Gallagher argued that people facing an authoritarian government should not comply with the administration’s edicts and efforts.
Scott Crow, a political organizer and activist who has been on the receiving end of both government surveillance and the anti-antifascist movement’s rage over the past two decades, shared a similar sentiment.
“It is a 100% bluff. It just creates another bogeyman for them to fire up their base. Because really, when Stephen Miller says that s**t, he’s talking to a very limited amount of people in the United States. He’s not talking to the majority of people in the United States,” Crow said.
In the early to mid-2000s, he ran in the same circles as the notorious anarchist-turned-FBI informant Brandon Darby, who now works as a conservative pundit.
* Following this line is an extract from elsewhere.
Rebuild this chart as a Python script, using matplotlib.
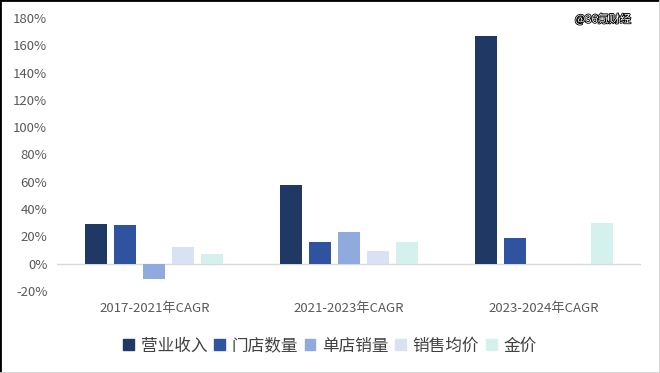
import numpy as np
import matplotlib.pyplot as plt
import matplotlib.patheffects as pe
from matplotlib.lines import Line2D

plt.rcParams['font.family'] = ['Noto Sans CJK SC', 'DejaVu Sans']

# data (%)
periods = ['2017-2021年CAGR', '2021-2023年CAGR', '2023-2024年CAGR']
series = ['营业收入', '门店数量', '单店销量', '销售均价', '金价']
revenue = [29, 58, 167]
stores = [28, 16, 19]
per_store = [-11, 23, np.nan]
avg_price = [12, 9, np.nan]
gold = [7, 16, 30]
colors = ['#203864', '#2F539F', '#8FAADC', '#D9E2F3', '#D4F1EE']

values = [revenue, stores, per_store, avg_price, gold]

fig = plt.figure(figsize=(6.6, 3.73), dpi=100)
ax = fig.add_axes([57/660, 1-291/373, (641-57)/660, (291-18)/373])

x = np.arange(len(periods))
slot = 0.149
w = 0.113
for i, (name, v) in enumerate(zip(series, values)):
    ax.bar(x + (i-2)*slot, v, width=w, color=colors[i], label=name, zorder=2)

ax.axhline(0, color='#D9D9D9', lw=1, zorder=1)
ax.set_xlim(-0.5, 2.5)
ax.set_ylim(-20, 180)
ax.set_yticks(range(-20, 181, 20))
ax.set_yticklabels([f'{t}%' for t in range(-20, 181, 20)])
ax.set_xticks(x)
ax.set_xticklabels(periods)
ax.tick_params(axis='y', length=0, pad=7, labelsize=9.5, labelcolor='#595959')
ax.tick_params(axis='x', length=0, pad=8, labelsize=9.5, labelcolor='#595959')
for s in ax.spines.values():
    s.set_visible(False)

handles = [plt.Rectangle((0, 0), 1, 1, color=c) for c in colors]
leg = fig.legend(handles, series, loc='center', bbox_to_anchor=(0.5, 1-346/373),
                 ncol=5, frameon=False, fontsize=12, handlelength=0.65,
                 handleheight=0.65, handletextpad=0.4, columnspacing=0.4)
for t in leg.get_texts():
    t.set_color('#404040')

fig.text(603/660, 1-19/373, '@36氪财经', ha='center', va='center', fontsize=8,
         color='white', path_effects=[pe.withStroke(linewidth=1.2, foreground='black')])

# frame of the screenshot
fig.add_artist(Line2D([0, 0], [0, 1], transform=fig.transFigure, color='black', lw=2))
fig.add_artist(Line2D([0, 1], [1, 1], transform=fig.transFigure, color='black', lw=2))
fig.add_artist(Line2D([1, 1], [0, 1], transform=fig.transFigure, color='#D0D0D0', lw=2))
fig.add_artist(Line2D([0, 1], [0, 0], transform=fig.transFigure, color='#D0D0D0', lw=2))

fig.savefig('out.png', dpi=100)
According to Crow, Darby was the fifth informant that the government had sent after him at that point.
Crow, however, emphasized that in moments like these, the government relies on fear to ensure that the population complies with their edicts. Crow said that, when push comes to shove, the government doesn’t have the resources, the political capital nor the competency to actually enact their ideological agenda by force. This is demonstrated by the fact that Trump is sending the National Guard to one city at a time and by how ICE targets members of society who are following the law and showing up at immigration court, rather than the criminals the administration claims they are targeting.
“They don’t have the resources, time, money and people to do this stuff and so, and I’m even gonna go out on a limb and say that even now, because of DOGE and the stupidity that’s the federal government right now, that they even have less resources,” Crow said.
Crow also encouraged people to protest the administration and resist the authoritarian takeover of the government and their attempts to reshape society in their image.
“Do the thing. Whatever people are doing, don’t stop doing it. Just resist,” Crow said. “That’s what I would say. Don’t believe the hype. If you think that these actions can make a change or be helpful or alleviate suffering, then take those actions. Just know that they’re going to try to make the consequences harder.”